How to get around in Italy: public transport in Italian cities
Italy has a developed system of public transport which operates in the majority of cities and makes traveling around town-limits a lot easier.
Metro system in Italy
The Italian metro system (Metropolitana) is laid in such big cities as Rome, Milan, Naples, Catania, Turin, Genoa, Bari, and Palermo. Metro is the most comfortable way to move around the cities. In Rome, the metro opens at 5:30 a.m. and functions till 11:30 p.m. on weekdays and till 12:30 a.m. on Saturdays and Sundays, running with 4-5-minute intervals. The ticket for 75 minutes will cost you 1 €. There also exist tickets for 1 day - 4 €, 3 days - 12 €, a week, a month, and a year.
Practically every city in Italy has an extensive network of bus routes. However, you won’t succeed in trying to buy a ticket from the bus driver. In most major cities like Rome, Milan, and Florence, you should enter public transport, already having a ticket on hand. Unfortunately, the chance to find a ticket machine next to the bus stop is close to zero, which means you'll have to run to the nearest newspaper or tobacco kiosk. If you plan to move around Italian cities on Sunday, it will be wise to buy some tickets the day before in order not to spend a lot of time looking for a kiosk working on that day. And of course, don’t forget to validate your ticket when boarding a vehicle.
We advise not to take risks and paying for the ride in time as the fines are quite high. The fine can be paid on the spot or at any post office within 2 months. If you do not pay the fine, it can cause problems with further travel around the Schengen zone.

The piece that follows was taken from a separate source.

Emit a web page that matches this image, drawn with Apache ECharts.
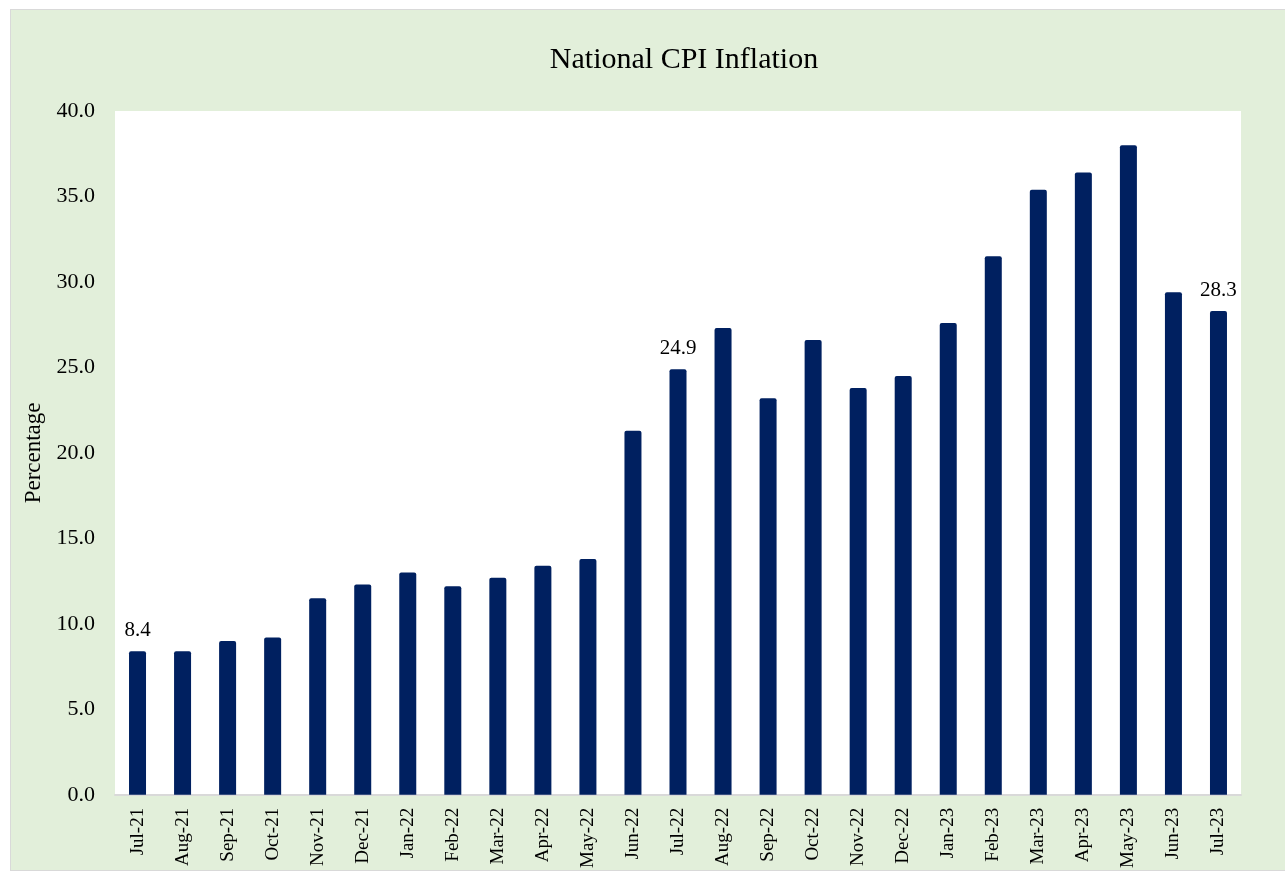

Venice is the only city in Italy which has its own unique public transport network with the only mean of transport, water bus (vaporetto), which runs from 6:30-8:00 a.m. to 8:00-10:00 p.m., depending on the route. Excursion vaporettos operate on the “Hop On-Hop Off” system, departing every half an hour. The cost of a 24-hour ticket is 25 euros.
If you want to travel between Italian cities, there are several options including planes, trains and buses. Italian air transport is very developed, with an impressive network of airports throughout the country, but it is less popular than trains due to the higher costs. The best way to travel around central and northern Italy is fast and almost noiseless high-speed trains. As for buses, this mean of transport is quite developed as well, but each Italian region has its own bus operator which can cause certain difficulties with timetables.